No, qui bisogna essere lucidi. Si potrebbe dire per esempio che le imprese dell’industria della trasformazione plastica in Italia sono circa 11mila, che fatturano più o meno 30 miliardi l’anno e che danno lavoro a 110mila persone. Una filiera che, da sola, rappresenta un quinto dell’intero settore europeo. I numeri sono forniti dalla Federazione Gomma Plastica e fanno un certo effetto. O quanto meno dovrebbero farlo. Basta una minima conoscenza delle questioni economiche infatti, per rendersi conto che si sta parlando di tanta roba. Gente che produce, investe, esporta. Altra che lavora, fatica e quindi dà da mangiare e fa studiare i propri figli. Insomma, non bisogna essere Draghi per capire tutto questo.

L’airbag della macchina di mio figlio è in plastica. Pure il catetere del nonno! Già, non c’avevo pensato. Vuoi vedere che tutta questa storia della plastic free va un attimo ridimensionata?

Tuttavia quant’è efficace il fact checking in un Paese che non si sta facendo alcun problema a chiudere l’Ilva? I fischi a Balotelli, i parlamentari che non si alzano di fronte alla signora Segre, i blocchi alla Tav e all’ampliamento di Fiumicino. Come scriveva questo giornale giorni fa, l’Italia sta attraversando una fase storica tragicomica, in cui si è tutti più o meno consci dei problemi. Salvo che nessuno si prenda la briga di affrontarli. Bene, in un contesto del genere, si è davvero sicuri dell’efficacia dei numeri di cui sopra?

Ideologia, eccitazione collettiva e disinteresse sono i pilastri di un fil rouge metodologico che accomuna le criticità appena elencate, plastica inclusa, come anche altre. Risposte semplici per problemi complessi.

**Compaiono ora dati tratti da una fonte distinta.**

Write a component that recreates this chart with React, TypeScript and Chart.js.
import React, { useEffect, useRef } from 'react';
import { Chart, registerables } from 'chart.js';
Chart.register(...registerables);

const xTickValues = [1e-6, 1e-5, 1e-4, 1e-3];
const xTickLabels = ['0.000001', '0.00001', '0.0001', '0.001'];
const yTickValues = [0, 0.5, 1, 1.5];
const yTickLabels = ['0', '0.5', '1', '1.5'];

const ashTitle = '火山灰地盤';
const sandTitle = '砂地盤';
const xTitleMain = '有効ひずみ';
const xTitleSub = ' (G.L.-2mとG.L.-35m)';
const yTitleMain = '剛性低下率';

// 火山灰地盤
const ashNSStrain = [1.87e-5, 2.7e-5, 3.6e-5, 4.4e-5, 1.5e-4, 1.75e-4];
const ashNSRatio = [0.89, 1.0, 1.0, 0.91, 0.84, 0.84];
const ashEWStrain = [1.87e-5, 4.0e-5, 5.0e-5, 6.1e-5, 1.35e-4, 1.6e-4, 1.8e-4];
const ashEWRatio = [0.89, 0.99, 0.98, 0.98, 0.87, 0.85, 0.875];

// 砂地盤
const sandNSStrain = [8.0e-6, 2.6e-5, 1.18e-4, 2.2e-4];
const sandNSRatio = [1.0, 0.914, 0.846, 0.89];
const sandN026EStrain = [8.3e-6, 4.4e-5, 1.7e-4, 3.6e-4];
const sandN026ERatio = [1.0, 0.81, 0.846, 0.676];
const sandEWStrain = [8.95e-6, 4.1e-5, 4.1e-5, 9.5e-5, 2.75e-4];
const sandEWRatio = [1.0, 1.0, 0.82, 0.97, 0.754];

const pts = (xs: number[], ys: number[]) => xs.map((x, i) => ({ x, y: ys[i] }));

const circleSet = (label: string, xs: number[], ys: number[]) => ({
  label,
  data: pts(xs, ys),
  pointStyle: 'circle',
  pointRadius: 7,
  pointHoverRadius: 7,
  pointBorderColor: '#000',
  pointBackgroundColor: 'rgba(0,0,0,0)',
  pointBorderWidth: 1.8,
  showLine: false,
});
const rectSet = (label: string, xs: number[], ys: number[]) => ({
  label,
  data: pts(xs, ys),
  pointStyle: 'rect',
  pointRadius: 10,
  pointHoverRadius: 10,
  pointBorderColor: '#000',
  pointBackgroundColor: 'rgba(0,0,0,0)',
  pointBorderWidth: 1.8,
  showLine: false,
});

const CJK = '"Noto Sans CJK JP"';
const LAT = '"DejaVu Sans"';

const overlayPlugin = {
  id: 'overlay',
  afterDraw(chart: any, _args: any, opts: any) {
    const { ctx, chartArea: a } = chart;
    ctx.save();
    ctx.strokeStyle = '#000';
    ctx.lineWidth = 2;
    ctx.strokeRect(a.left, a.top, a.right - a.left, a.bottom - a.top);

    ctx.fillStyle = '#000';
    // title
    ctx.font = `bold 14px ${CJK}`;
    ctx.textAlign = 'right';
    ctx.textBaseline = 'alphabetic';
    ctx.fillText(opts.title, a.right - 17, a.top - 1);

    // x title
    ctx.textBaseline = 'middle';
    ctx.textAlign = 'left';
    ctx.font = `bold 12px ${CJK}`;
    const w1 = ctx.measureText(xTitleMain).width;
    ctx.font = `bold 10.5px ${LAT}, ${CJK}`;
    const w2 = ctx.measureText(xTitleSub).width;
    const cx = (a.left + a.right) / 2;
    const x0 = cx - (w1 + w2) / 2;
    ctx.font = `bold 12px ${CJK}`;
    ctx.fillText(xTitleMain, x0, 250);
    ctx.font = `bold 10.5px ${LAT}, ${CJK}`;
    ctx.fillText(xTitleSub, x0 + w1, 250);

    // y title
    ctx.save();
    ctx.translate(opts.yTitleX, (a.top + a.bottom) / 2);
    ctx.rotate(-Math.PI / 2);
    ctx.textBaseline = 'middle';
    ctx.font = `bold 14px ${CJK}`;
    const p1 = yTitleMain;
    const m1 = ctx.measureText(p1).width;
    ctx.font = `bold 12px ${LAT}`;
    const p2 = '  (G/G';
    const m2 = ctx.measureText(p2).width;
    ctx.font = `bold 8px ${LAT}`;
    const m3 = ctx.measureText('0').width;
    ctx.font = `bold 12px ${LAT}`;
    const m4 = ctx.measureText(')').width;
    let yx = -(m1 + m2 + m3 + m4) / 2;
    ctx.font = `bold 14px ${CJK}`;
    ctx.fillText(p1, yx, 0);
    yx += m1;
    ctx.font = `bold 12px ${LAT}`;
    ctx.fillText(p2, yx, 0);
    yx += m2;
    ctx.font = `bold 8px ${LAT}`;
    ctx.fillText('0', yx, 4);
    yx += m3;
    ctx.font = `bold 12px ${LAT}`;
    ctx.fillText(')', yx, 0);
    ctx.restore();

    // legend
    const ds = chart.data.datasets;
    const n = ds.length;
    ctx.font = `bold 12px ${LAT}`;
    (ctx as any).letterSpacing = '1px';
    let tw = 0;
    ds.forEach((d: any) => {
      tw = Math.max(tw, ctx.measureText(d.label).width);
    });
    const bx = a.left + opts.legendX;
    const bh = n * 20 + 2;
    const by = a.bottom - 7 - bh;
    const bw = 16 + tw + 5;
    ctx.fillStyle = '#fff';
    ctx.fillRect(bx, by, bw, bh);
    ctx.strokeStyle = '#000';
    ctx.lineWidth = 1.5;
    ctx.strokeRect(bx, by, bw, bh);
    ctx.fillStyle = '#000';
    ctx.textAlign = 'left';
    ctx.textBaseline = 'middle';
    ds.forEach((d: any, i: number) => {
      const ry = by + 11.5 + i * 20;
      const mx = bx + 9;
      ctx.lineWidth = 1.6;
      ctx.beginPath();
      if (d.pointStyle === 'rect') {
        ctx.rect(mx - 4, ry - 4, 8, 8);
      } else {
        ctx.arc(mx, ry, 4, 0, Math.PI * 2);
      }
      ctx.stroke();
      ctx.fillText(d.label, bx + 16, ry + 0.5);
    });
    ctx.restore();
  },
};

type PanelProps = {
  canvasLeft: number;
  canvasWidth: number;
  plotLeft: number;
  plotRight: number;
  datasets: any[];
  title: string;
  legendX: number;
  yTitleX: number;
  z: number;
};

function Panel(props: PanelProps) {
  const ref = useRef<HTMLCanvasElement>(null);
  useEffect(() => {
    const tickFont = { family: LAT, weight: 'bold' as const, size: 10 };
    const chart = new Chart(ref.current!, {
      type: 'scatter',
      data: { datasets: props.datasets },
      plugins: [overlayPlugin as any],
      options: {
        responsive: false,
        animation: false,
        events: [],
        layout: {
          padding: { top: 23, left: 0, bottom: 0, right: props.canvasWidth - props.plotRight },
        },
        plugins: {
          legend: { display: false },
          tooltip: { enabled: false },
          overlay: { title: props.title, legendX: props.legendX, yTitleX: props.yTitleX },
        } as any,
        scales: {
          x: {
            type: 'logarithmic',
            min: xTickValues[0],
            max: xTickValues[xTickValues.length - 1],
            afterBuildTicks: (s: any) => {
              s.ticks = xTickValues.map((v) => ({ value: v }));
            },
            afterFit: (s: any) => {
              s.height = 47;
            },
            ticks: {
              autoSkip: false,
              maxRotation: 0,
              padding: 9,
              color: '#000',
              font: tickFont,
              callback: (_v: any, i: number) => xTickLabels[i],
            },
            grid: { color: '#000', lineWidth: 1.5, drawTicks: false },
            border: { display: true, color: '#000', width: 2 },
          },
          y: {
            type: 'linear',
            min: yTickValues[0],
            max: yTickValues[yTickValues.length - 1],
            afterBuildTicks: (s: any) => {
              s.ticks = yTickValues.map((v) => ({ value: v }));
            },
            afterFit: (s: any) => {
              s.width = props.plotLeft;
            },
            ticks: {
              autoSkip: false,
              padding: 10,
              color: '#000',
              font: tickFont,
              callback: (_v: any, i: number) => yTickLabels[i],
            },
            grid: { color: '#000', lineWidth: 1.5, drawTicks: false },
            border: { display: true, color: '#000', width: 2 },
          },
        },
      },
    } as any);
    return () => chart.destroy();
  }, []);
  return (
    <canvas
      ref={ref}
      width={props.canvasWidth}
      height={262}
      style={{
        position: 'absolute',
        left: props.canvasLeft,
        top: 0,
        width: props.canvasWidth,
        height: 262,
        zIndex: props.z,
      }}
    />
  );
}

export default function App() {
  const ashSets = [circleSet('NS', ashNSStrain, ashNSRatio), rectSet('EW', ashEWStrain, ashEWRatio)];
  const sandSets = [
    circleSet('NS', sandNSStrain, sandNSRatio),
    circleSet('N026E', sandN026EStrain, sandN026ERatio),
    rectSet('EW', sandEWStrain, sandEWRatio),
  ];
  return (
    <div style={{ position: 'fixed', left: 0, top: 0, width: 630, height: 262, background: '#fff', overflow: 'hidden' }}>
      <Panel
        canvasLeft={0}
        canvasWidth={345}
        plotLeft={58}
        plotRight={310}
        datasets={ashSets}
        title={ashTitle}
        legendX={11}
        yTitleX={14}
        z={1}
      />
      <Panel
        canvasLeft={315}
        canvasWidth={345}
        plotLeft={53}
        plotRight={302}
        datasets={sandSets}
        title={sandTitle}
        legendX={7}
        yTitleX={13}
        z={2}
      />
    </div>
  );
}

E allora facciamola semplice in un altro modo. Tempo fa, sempre Federazione Gomma Plastica ha diffuso una bella infografica che spiegava come la plastica fosse parte quotidiana della nostra vita. Ma in maniera virtuosa e insostituibile. Lasciamo perdere i numeri, che poi si ricasca nel giochino di prima. Per quanto non farebbe male riflettere sul fatto che con le confezioni in plastica si abbatte del 50% lo spreco alimentare, oppure che l’utilizzo delle parti in plastica su un’automobile, in sostituzione dei materiali più pesanti, fa risparmiare al veicolo mediamente 750 litri di carburante nel suo intero ciclo vita. No, facciamo finta che questi dati non abbiamo peso. Concentriamoci piuttosto sulle spiegazioni e sugli esempi a loro supporto. Il casco per la moto è fatto in plastica. Le sacche trasfusionali pure. Ci abbiamo mai pensato?

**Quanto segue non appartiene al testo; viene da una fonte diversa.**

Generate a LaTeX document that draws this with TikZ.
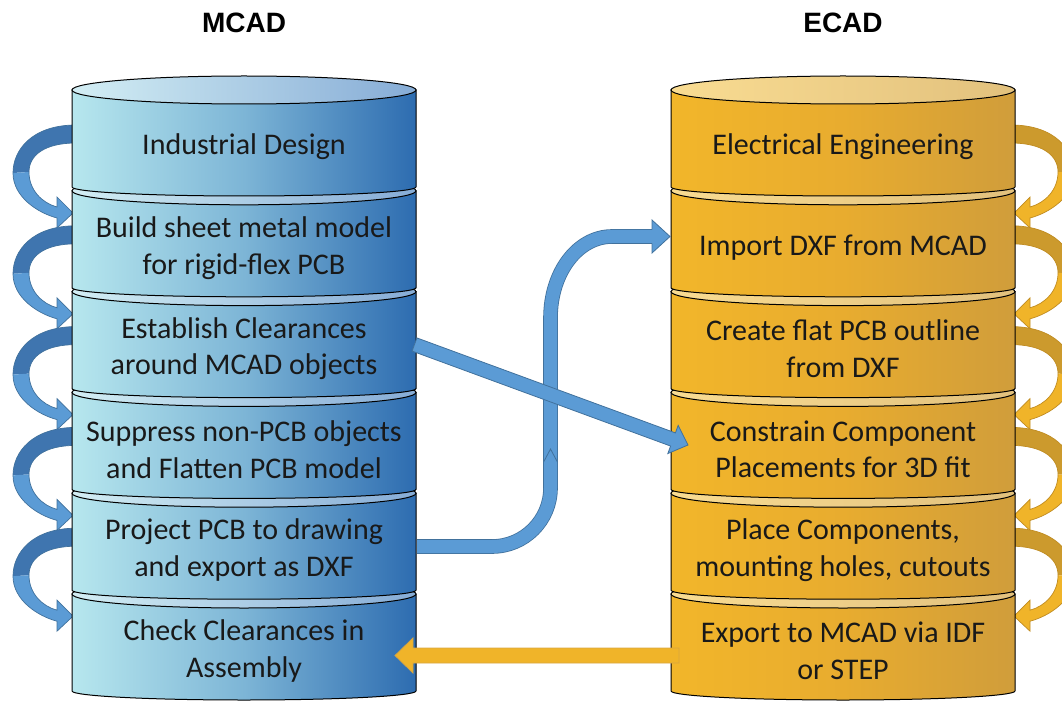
\documentclass[tikz,border=0pt]{standalone}
\usepackage{fontspec}
\setmainfont{Carlito}
\newfontfamily\titlefont{Liberation Sans}
\usetikzlibrary{calc}
\definecolor{mcL}{HTML}{B7E7EE}
\definecolor{mcM}{HTML}{7DB5D6}
\definecolor{mcR}{HTML}{2D6CB0}
\definecolor{mtL}{HTML}{D3EEF4}
\definecolor{mtR}{HTML}{86ACD6}
\definecolor{ecL}{HTML}{F2B62A}
\definecolor{ecM}{HTML}{E8AC2F}
\definecolor{ecR}{HTML}{D09D3B}
\definecolor{etL}{HTML}{F9DC92}
\definecolor{etR}{HTML}{E2C17D}
\definecolor{blueA}{HTML}{5B9BD5}
\definecolor{blueD}{HTML}{3F75AF}
\definecolor{blueO}{HTML}{41719C}
\definecolor{goldA}{HTML}{F0B429}
\definecolor{goldD}{HTML}{CC9A2D}
\definecolor{goldO}{HTML}{C08C22}
\definecolor{goldE}{HTML}{D9A640}
\newcommand\mycurl[3]{%
  \fill[#1] (76,125) .. controls (32,125) and (13,150) .. (13,173) -- (29,172) .. controls (29,155) and (45,143) .. (76,143) -- cycle;
  \fill[#2] (13,173) .. controls (13,197) and (38,213) .. (57,218) -- (57,228) -- (73,213) -- (57,197) -- (57,207) .. controls (42,203) and (29,190) .. (29,172) -- cycle;
  \draw[#3, line width=0.7pt] (76,125) .. controls (32,125) and (13,150) .. (13,173) .. controls (13,197) and (38,213) .. (57,218) -- (57,228) -- (73,213) -- (57,197) -- (57,207) .. controls (42,203) and (29,190) .. (29,172) .. controls (29,155) and (45,143) .. (76,143);
}
\newcommand\mdisk[1]{%
  \path[draw=black, line width=1pt, left color=mcL, right color=mcR, middle color=mcM] (72,#1) -- (72,#1+97) arc[start angle=180, end angle=0, x radius=172, y radius=9] -- (416,#1) -- cycle;
  \path[draw=black, line width=1pt, left color=mtL, right color=mtR] (244,#1) ellipse[x radius=172, y radius=14];
}
\newcommand\edisk[1]{%
  \path[draw=black, line width=1pt, left color=ecL, right color=ecR, middle color=ecM] (671,#1) -- (671,#1+97) arc[start angle=180, end angle=0, x radius=172, y radius=9] -- (1015,#1) -- cycle;
  \path[draw=black, line width=1pt, left color=etL, right color=etR] (843,#1) ellipse[x radius=172, y radius=14];
}
\begin{document}
\begin{tikzpicture}[x=1pt, y=-1pt,
  txt/.style={align=center, text=black!90, font=\fontsize{30pt}{36.6pt}\selectfont, inner sep=0pt},
  ttl/.style={font=\titlefont\bfseries\fontsize{28pt}{34pt}\selectfont, inner sep=0pt}]
\useasboundingbox (0,0) rectangle (1062,703);
% curved step arrows, left
\foreach \d in {0,100.8,201.6,302.4,403.2} {
  \begin{scope}[shift={(0,\d)}]
    \mycurl{blueD}{blueA}{blueO}
  \end{scope}
}
% curved step arrows, right (mirrored, clipped at the edge)
\begin{scope}
  \clip (0,0) rectangle (1062,703);
  \foreach \d in {0,100.8,201.6,302.4,403.2} {
    \begin{scope}[xshift=1087pt, xscale=-1, shift={(0,\d)}]
      \mycurl{goldD}{goldA}{goldO}
    \end{scope}
  }
\end{scope}
% cylinders
\foreach \yt in {594,493.2,392.4,291.6,190.8,90} {
  \mdisk{\yt}
  \edisk{\yt}
}
% titles
\node[ttl] (mcad) at (244,23) {MCAD};
\node[ttl] (ecad) at (843,23) {ECAD};
% texts
\node[txt] (m1) at (244,147) {Industrial Design};
\node[txt] (m2) at (244,248) {Build sheet metal model\\for rigid-flex PCB};
\node[txt] (m3) at (244,348.6) {Establish Clearances\\around MCAD objects};
\node[txt] (m4) at (244,449.4) {Suppress non-PCB objects\\and Flatten PCB model};
\node[txt] (m5) at (244,550.2) {Project PCB to drawing\\and export as DXF};
\node[txt] (m6) at (244,651) {Check Clearances in\\Assembly};
\node[txt] (e1) at (843,147) {Electrical Engineering};
\node[txt] (e2) at (843,248) {Import DXF from MCAD};
\node[txt] (e3) at (843,348.6) {Create flat PCB outline\\from DXF};
\node[txt] (e4) at (843,449.4) {Constrain Component\\Placements for 3D fit};
\node[txt] (e5) at (843,550.2) {Place Components,\\mounting holes, cutouts};
\node[txt] (e6) at (843,651) {Export to MCAD via IDF\\or STEP};
% L-shaped arrow: Project PCB -> Import DXF
\coordinate (lA) at (417,546.5);
\coordinate (lB) at (654,236.5);
\coordinate (lT) at (670,236.5);
\draw[line width=0.8pt, draw=blueO, double=blueA, double distance=13pt]
  (lA) -- (492,546.5) .. controls (524.3,546.5) and (550.5,520.3) .. (550.5,488)
  -- (550.5,318) .. controls (550.5,272) and (578,236.5) .. (612,236.5) -- (lB);
\fill[blueA] (652,220) -- (lT) -- (652,253) -- cycle;
\draw[blueO, line width=0.8pt] (652,229.6) -- (652,220) -- (lT) -- (652,253) -- (652,243.4);
\draw[blueO, line width=0.8pt] (543.6,462) -- (550.5,449) -- (557.4,462);
% diagonal arrow: Establish Clearances -> Constrain Component
\coordinate (dA) at (414.5,344.5);
\coordinate (dB) at (688,445);
\coordinate (dH) at ($(dB)!16pt!(dA)$);
\filldraw[fill=blueA, draw=blueO, line width=0.8pt]
  ($(dA)!7pt!90:(dB)$) -- ($(dH)!7pt!90:(dB)$) -- ($(dH)!15pt!90:(dB)$) -- (dB)
  -- ($(dH)!15pt!-90:(dB)$) -- ($(dH)!7pt!-90:(dB)$) -- ($(dA)!7pt!-90:(dB)$) -- cycle;
% orange arrow: Export -> Check Clearances
\coordinate (oA) at (679,655.5);
\coordinate (oT) at (395,655.5);
\filldraw[fill=goldA, draw=goldE, line width=0.8pt]
  (679,648) -- (413,648) -- (413,638) -- (oT) -- (413,673) -- (413,663) -- (679,663) -- cycle;
\end{tikzpicture}
\end{document}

Il blocco ideologico è un muro di gomma, che non si scalfisce con ragionamenti troppo elevati. La semplicità tratteggia l’ultimo miglio di un ragionamento ideologico. Per questo la controparte si deve adeguare. Serve quindi un’operazione di consapevolezza, di ritorno alla realtà delle cose. Forse ci vuole del tempo. Non è neanche detto che ci si riesca. Non essere ideologici significa non saper nemmeno dispensare certezze. Però è la strada più ragionevole. C’è un problema. C’è chi lo affronta con l’accetta. Nulla ci vieta di fare altrettanto. Ben sapendo che A) la nostra accetta è più affilata; B) siamo anche un filo più esperti. L’airbag della macchina di mio figlio è in plastica. Pure il catetere del nonno! Già, non c’avevo pensato. Vuoi vedere che tutta questa storia della plastic free va un attimo ridimensionata?